2006-09-25 Thread Tom DeReggi

Travis,

That is a very good point.  And one of the reasons that I'm trying so hard 
to stick with Trango.
Using something else other than Trango for me, is almost like cheating on my 
wife.

But there is a slight difference in modifying each of the two.

Modifing a Trango unit, also may infringe on patent rights with the 
manufacturer, or cause unrealised RF emmissions that would cause a radio to 
fail FCC tests. There are also risks involved in damaging the radio due to 
more detailed soldering, compromising things like field repairabilty.

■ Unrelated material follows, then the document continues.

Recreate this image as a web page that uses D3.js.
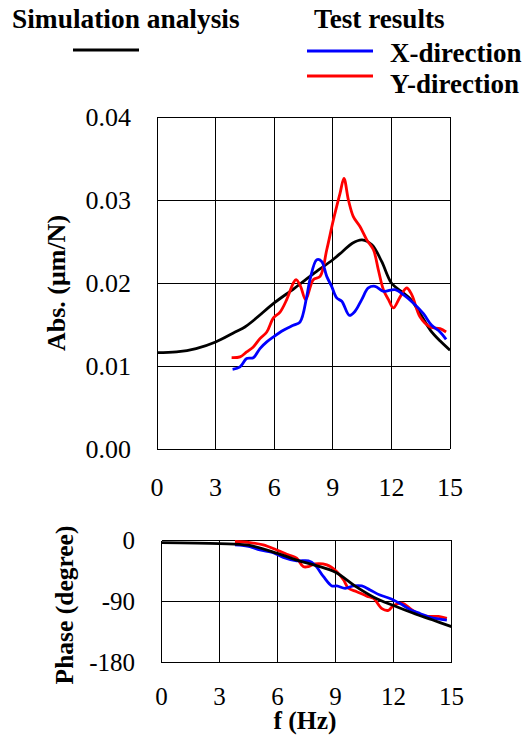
<!DOCTYPE html>
<html>
<head>
<meta charset="utf-8">
<script src="https://cdn.jsdelivr.net/npm/d3@7"></script>
</head>
<body style="margin:0; background:#fff">
<script>
    // frequency ticks
    var fTicks = [0, 3, 6, 9, 12, 15];
    var absTicks = [0, 0.01, 0.02, 0.03, 0.04];
    var phaseTicks = [0, -90, -180];

    // amplitude, simulation
    var simF   = [0, 1, 2, 3, 4, 4.5, 5, 6, 7, 7.5, 8, 9, 9.5, 10, 10.5, 11, 11.5, 12, 12.5, 13, 13.5, 14, 14.5, 15];
    var simAbs = [0.0116, 0.0117, 0.0121, 0.0129, 0.0141, 0.0147, 0.0156, 0.0176, 0.0193, 0.0202, 0.0211, 0.0228, 0.0238, 0.0248, 0.0252, 0.0246, 0.0226, 0.0200, 0.0190, 0.0180, 0.0162, 0.0143, 0.0130, 0.0119];

    // amplitude, test Y-direction
    var yF   = [3.82, 4.25, 4.59, 4.93, 5.27, 5.62, 5.96, 6.3, 6.64, 6.98, 7.12, 7.35, 7.61, 8.0, 8.35, 8.69, 9.03, 9.37, 9.57, 9.8, 10.05, 10.39, 10.74, 11.08, 11.33, 11.59, 11.85, 12.1, 12.44, 12.78, 13.04, 13.47, 13.98, 14.49, 14.8];
    var yAbs = [0.0110, 0.0111, 0.0117, 0.0123, 0.0133, 0.0141, 0.0158, 0.0165, 0.0180, 0.0200, 0.0204, 0.0196, 0.0180, 0.0204, 0.0208, 0.0240, 0.0276, 0.0308, 0.0326, 0.0300, 0.0280, 0.0268, 0.0252, 0.0240, 0.0216, 0.0192, 0.0180, 0.0170, 0.0183, 0.0194, 0.0186, 0.0159, 0.0147, 0.0145, 0.0141];

    // amplitude, test X-direction
    var xF   = [3.87, 4.25, 4.59, 4.93, 5.27, 5.62, 5.96, 6.47, 6.98, 7.32, 7.66, 7.83, 8.18, 8.43, 8.69, 8.94, 9.2, 9.46, 9.85, 10.14, 10.48, 10.82, 11.16, 11.59, 12.19, 12.61, 13.12, 13.64, 14.06, 14.49, 14.8];
    var xAbs = [0.0096, 0.0099, 0.0109, 0.0110, 0.0121, 0.0129, 0.0135, 0.0143, 0.0149, 0.0153, 0.0183, 0.0204, 0.0228, 0.0226, 0.0208, 0.0196, 0.0182, 0.0178, 0.0161, 0.0166, 0.0180, 0.0194, 0.0196, 0.0190, 0.0192, 0.0186, 0.0176, 0.0163, 0.0149, 0.0141, 0.0132];

    // phase, simulation
    var simPF = [0, 3, 4.5, 6, 7, 8, 9, 10, 11, 12, 13, 14, 15];
    var simPh = [-3, -4.5, -7, -19, -29, -37, -47, -67, -84, -96, -107, -117, -127];

    // phase, test Y-direction
    var yPF = [3.8, 4.57, 5.26, 5.96, 6.56, 6.99, 7.33, 7.6, 7.94, 8.55, 9.07, 9.41, 9.67, 10.1, 10.62, 10.97, 11.4, 11.74, 12.0, 12.44, 12.87, 13.39, 13.9, 14.33, 14.76];
    var yPh = [-1.5, -3, -6.5, -14, -21, -26, -38.5, -38.5, -34.5, -36, -46, -58, -70.5, -75.5, -82, -85.5, -100.5, -103, -96, -92.5, -100.5, -110, -112, -112, -115];

    // phase, test X-direction
    var xPF = [3.8, 4.57, 5.09, 5.78, 6.3, 6.99, 7.6, 7.94, 8.37, 8.81, 9.07, 9.5, 9.93, 10.36, 10.79, 11.3, 11.82, 12.34, 12.87, 13.39, 13.9, 14.76];
    var xPh = [-6.5, -9, -14, -18, -25, -30, -30, -36, -53, -67, -67, -70.5, -67, -67, -73, -80.5, -85.5, -93, -102, -108, -113.5, -117.5];

    var svg = d3.select("body").append("svg")
        .attr("width", 522)
        .attr("height", 735);

    // top panel scales
    var x1 = d3.scaleLinear().domain([0, 15]).range([157, 450]);
    var y1 = d3.scaleLinear().domain([0, 0.04]).range([449, 117]);
    // bottom panel scales
    var x2 = d3.scaleLinear().domain([0, 15]).range([161.5, 451.5]);
    var y2 = d3.scaleLinear().domain([-180, 0]).range([662.5, 540.5]);

    function label(sel, size) {
        sel.style("font-family", "'Liberation Serif'")
            .style("font-size", (size || 26) + "px")
            .style("fill", "#000");
    }

    function drawPanel(x, y, yTicks, yFmt, yLabelX, xLabelY, size) {
        var g = svg.append("g");
        g.selectAll("line.v").data(fTicks).enter().append("line")
            .attr("class", "v")
            .attr("x1", function (d) { return x(d); })
            .attr("x2", function (d) { return x(d); })
            .attr("y1", y.range()[1])
            .attr("y2", y.range()[0]);
        g.selectAll("line.h").data(yTicks).enter().append("line")
            .attr("class", "h")
            .attr("x1", x.range()[0])
            .attr("x2", x.range()[1])
            .attr("y1", function (d) { return y(d); })
            .attr("y2", function (d) { return y(d); });
        g.selectAll("line")
            .style("stroke", "#000")
            .style("stroke-width", 1)
            .style("shape-rendering", "crispEdges");

        var t = svg.append("g");
        t.selectAll("text.y").data(yTicks).enter().append("text")
            .attr("class", "y")
            .attr("x", yLabelX)
            .attr("y", function (d) { return y(d); })
            .attr("dy", "0.35em")
            .attr("text-anchor", "end")
            .call(label, size)
            .text(yFmt);
        t.selectAll("text.x").data(fTicks).enter().append("text")
            .attr("class", "x")
            .attr("x", function (d) { return x(d); })
            .attr("y", xLabelY)
            .attr("text-anchor", "middle")
            .call(label, size)
            .text(function (d) { return d; });
    }

    drawPanel(x1, y1, absTicks, d3.format(".2f"), 131, 496, 26);
    drawPanel(x2, y2, phaseTicks, function (d) { return d; }, 135, 705, 25);

    function drawLine(fs, vs, x, y, color, w) {
        var pts = fs.map(function (f, i) { return [f, vs[i]]; });
        svg.append("path")
            .datum(pts)
            .attr("fill", "none")
            .attr("stroke", color)
            .attr("stroke-width", w)
            .attr("stroke-linejoin", "round")
            .attr("d", d3.line()
                .x(function (d) { return x(d[0]); })
                .y(function (d) { return y(d[1]); })
                .curve(d3.curveCatmullRom));
    }

    drawLine(simF, simAbs, x1, y1, "#000", 2.8);
    drawLine(yF, yAbs, x1, y1, "#ff0000", 2.8);
    drawLine(xF, xAbs, x1, y1, "#0000ff", 2.8);

    drawLine(yPF, yPh, x2, y2, "#ff0000", 2.8);
    drawLine(xPF, xPh, x2, y2, "#0000ff", 2.8);
    drawLine(simPF, simPh, x2, y2, "#000", 2.8);

    function title(x, y, txt, rot, size) {
        return svg.append("text")
            .attr("transform", "translate(" + x + "," + y + ")" + (rot ? " rotate(-90)" : ""))
            .call(label, size)
            .style("font-weight", "bold")
            .text(txt);
    }

    // axis titles
    title(65, 283, "Abs. (\u03bcm/N)", true, 26).attr("text-anchor", "middle");
    title(73, 605, "Phase (degree)", true, 25.5).attr("text-anchor", "middle");
    title(305, 729, "f (Hz)", false, 25.5).attr("text-anchor", "middle");

    // legend
    title(12, 28, "Simulation analysis", false, 27.4);
    svg.append("line").attr("x1", 73).attr("x2", 139).attr("y1", 50).attr("y2", 50)
        .attr("stroke", "#000").attr("stroke-width", 2.8);
    title(314, 28, "Test results", false, 27.2);
    svg.append("line").attr("x1", 307).attr("x2", 373).attr("y1", 51).attr("y2", 51)
        .attr("stroke", "#0000ff").attr("stroke-width", 2.8);
    title(390, 62, "X-direction", false, 27);
    svg.append("line").attr("x1", 307).attr("x2", 373).attr("y1", 76).attr("y2", 76)
        .attr("stroke", "#ff0000").attr("stroke-width", 2.8);
    title(390, 93, "Y-direction", false, 27);
</script>
</body>
</html>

A StarOS system is likely a certifiable system, if it is decided to in the 
future to go through the beaurocracy of the certification process.


Tom DeReggi
RapidDSL  Wireless, Inc
IntAirNet- Fixed Wireless Broadband


- Original Message - 
From: Travis Johnson [EMAIL PROTECTED]

To: WISPA General List wireless@wispa.org
Sent: Friday, September 22, 2006 1:20 PM
Subject: Re: [WISPA] Alvarion VL Fixes Problems with Backhaul Links



Tom,

You won't customize a Fox unit because it's not FCC compliant, yet you are 
running StarOS on WAR boards which is also not FCC compliant. ;)


Travis
Microserv

Tom DeReggi wrote:

The answer to your question is that there is not a preferred option.  In 
some cases I don't have an option and just lose the prospect (as 
unservable).  The industry is in a stagnet state, where manufacturers are 
not delivering an ideal product that WISPs need. (At least that I want). 
Any product that I choose as an alternative has a trade off.  Understand 
that there are also cost justification barriers not just technical.  When 
I can keep the prospect, its often because I have cost justified 
installing a dedicated PTP for them. (I don;t have that option for every 
one based on lease fees for roof access and available spectrum).  Trying 
to customize the FOX for external antenna is a major pain in the neck, 
not to mention illegal, or Non-FCC compliant.  However, out of 
desperation, I have on occassion been able to successfully customize a 
FOX 5580, to use an ext connector, and paired it up with a MTI dual Pol 
antenna or Gabriel Dual Pol.
The fun in this industry goes away, when the only way to get the job 
done, is to illegally hack a CPE, for jobs.  Its not my job to be the 
manufacturer.


The good news is that manufacturers are comming closer and closer to 
offering equivellent value propositions.
The most promising products of Fall 2006, I feel is StarOS V3 on WAR, 
because of their low cost, and recent addition of true Bridging and Large 
MTU for adequate VLAN support.
I also think, Alvarion has a winner with its new V4 firmware products, 
but I need to improve my finance options, to be able to use Alvarion 
network wide.


What I'd rather have happen, is Trango fix the problem. It would only 
cost them a few thousand to fix the problem on their end, and will cost 
me a million to rebuild my network (which isn't going to happen).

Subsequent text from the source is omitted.